[Start of DATA ROWS]
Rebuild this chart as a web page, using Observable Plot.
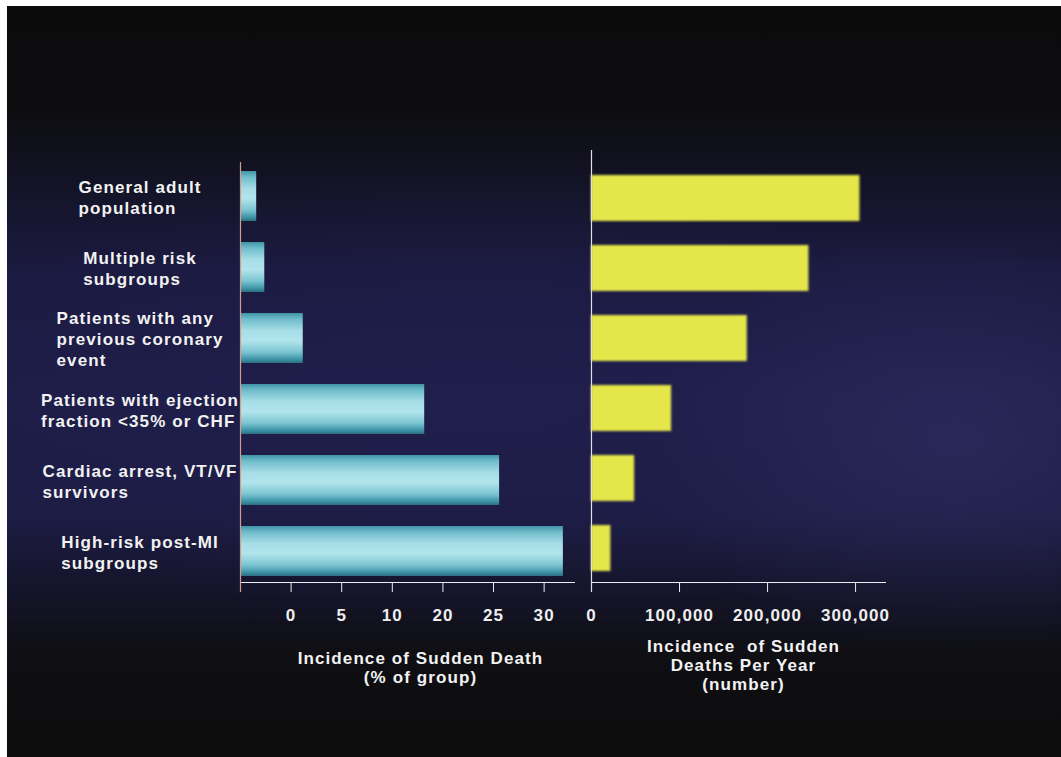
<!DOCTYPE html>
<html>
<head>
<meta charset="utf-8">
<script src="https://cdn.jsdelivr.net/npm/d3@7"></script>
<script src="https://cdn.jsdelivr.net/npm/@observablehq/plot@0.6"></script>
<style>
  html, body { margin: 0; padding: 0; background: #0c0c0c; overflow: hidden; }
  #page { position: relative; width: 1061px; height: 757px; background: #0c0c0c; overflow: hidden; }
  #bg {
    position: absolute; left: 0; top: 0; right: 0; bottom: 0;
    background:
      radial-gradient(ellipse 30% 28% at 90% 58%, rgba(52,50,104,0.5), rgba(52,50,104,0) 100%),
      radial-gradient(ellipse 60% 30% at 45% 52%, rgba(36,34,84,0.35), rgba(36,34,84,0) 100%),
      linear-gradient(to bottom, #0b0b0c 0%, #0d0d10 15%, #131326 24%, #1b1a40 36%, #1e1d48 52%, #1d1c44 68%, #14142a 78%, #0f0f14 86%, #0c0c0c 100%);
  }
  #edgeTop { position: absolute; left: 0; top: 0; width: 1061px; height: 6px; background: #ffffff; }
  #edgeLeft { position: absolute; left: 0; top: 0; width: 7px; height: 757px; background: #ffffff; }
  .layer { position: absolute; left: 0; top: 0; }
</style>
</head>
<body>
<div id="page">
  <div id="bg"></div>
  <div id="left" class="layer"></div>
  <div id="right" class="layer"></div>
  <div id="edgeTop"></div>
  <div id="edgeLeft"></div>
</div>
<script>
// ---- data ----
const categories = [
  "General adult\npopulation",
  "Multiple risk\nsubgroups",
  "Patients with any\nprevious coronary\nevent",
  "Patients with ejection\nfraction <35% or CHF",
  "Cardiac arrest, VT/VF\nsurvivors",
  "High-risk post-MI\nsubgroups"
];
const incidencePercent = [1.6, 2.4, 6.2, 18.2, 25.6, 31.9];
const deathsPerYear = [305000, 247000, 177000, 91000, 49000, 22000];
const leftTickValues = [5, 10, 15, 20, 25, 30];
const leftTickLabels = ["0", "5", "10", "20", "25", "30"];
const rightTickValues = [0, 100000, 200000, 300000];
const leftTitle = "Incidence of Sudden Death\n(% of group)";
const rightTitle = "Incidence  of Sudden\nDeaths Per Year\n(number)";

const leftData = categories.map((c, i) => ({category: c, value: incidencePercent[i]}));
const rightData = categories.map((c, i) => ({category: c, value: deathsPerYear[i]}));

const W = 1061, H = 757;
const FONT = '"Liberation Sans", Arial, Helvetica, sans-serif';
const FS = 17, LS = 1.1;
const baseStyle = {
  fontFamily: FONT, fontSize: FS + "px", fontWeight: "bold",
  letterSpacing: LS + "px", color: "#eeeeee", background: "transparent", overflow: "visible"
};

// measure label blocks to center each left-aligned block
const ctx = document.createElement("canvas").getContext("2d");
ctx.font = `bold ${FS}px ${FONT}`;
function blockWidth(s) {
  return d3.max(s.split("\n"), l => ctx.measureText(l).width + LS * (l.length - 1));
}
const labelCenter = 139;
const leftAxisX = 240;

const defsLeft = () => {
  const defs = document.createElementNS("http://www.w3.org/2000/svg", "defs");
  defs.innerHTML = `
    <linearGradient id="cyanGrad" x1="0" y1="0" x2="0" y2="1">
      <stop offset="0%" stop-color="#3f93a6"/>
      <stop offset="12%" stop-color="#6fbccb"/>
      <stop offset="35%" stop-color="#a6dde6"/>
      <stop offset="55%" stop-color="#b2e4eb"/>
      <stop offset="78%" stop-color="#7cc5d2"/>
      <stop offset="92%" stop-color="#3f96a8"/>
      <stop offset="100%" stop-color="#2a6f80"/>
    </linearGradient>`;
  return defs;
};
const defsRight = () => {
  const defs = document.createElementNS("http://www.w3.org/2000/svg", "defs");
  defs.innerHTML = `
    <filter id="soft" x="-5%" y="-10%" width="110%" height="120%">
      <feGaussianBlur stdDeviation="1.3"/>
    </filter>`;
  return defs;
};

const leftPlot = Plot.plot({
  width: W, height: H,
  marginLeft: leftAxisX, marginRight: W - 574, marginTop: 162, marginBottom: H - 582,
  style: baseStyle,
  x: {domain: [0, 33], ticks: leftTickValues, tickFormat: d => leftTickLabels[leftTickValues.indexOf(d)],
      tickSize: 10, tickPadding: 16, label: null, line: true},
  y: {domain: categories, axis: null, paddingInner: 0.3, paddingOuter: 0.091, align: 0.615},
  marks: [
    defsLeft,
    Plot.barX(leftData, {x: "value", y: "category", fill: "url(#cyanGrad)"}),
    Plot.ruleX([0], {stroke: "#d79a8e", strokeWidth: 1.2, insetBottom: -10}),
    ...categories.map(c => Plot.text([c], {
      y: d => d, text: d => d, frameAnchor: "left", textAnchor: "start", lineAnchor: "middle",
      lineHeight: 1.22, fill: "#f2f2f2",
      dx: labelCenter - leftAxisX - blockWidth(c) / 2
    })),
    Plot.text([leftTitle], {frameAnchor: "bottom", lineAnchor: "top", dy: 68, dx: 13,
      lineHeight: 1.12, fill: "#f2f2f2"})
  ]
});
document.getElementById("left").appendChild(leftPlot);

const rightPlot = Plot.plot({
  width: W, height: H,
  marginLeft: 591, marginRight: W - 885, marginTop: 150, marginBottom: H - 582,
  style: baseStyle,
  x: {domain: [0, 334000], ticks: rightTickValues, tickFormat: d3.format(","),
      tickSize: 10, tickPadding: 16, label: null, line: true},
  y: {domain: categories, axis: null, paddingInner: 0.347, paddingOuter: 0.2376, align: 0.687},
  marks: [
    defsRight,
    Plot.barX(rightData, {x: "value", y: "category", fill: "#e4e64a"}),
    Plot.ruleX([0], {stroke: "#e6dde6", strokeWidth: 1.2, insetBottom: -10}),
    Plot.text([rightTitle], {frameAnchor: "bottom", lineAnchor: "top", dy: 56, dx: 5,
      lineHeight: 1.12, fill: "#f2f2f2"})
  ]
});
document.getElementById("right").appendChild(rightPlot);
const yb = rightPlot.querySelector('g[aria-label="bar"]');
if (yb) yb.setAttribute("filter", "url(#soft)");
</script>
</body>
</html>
[End of DATA ROWS]
[Start of DATA ROWS]
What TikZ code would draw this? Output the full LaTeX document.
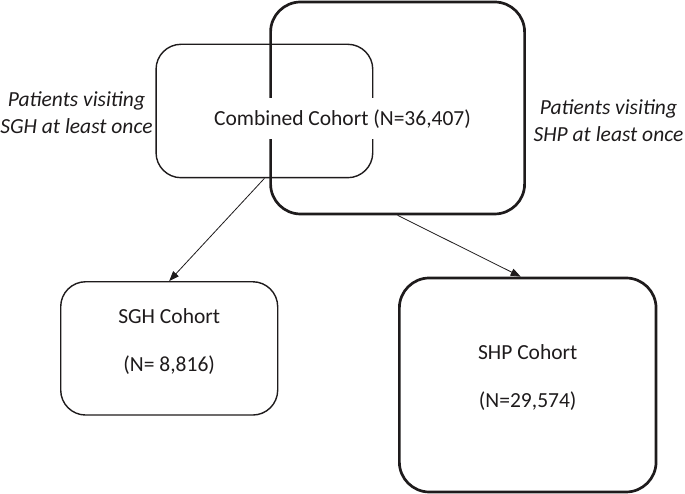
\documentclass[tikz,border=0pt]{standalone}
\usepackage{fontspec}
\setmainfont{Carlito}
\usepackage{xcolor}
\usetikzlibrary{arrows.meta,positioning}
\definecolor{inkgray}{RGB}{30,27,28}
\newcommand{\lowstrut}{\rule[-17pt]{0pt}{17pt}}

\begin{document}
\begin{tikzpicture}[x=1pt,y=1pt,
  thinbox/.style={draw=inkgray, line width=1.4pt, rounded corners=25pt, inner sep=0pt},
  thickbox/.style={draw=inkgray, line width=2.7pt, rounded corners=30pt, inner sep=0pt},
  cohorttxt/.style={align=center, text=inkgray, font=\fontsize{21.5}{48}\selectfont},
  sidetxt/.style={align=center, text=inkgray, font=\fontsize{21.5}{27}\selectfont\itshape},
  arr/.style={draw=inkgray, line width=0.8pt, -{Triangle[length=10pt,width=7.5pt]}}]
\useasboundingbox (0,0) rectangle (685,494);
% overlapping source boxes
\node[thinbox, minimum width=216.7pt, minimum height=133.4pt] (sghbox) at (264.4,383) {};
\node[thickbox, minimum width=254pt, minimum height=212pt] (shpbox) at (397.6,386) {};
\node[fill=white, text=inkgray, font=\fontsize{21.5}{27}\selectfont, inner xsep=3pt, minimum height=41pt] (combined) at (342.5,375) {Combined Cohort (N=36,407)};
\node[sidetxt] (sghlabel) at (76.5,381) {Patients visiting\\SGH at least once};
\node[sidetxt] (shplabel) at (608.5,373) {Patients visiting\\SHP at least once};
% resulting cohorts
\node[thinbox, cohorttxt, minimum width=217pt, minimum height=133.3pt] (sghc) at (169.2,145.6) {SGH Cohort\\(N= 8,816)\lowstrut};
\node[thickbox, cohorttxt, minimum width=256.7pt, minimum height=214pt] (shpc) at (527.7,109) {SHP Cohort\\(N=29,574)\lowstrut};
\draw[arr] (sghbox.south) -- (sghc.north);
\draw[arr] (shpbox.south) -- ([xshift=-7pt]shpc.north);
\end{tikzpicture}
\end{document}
[End of DATA ROWS]
List each line of the entries that holds the string "page".

Rebuild this chart as a web page, using Observable Plot.
  #page { position: relative; width: 1061px; height: 757px; background: #0c0c0c; overflow: hidden; }
<div id="page">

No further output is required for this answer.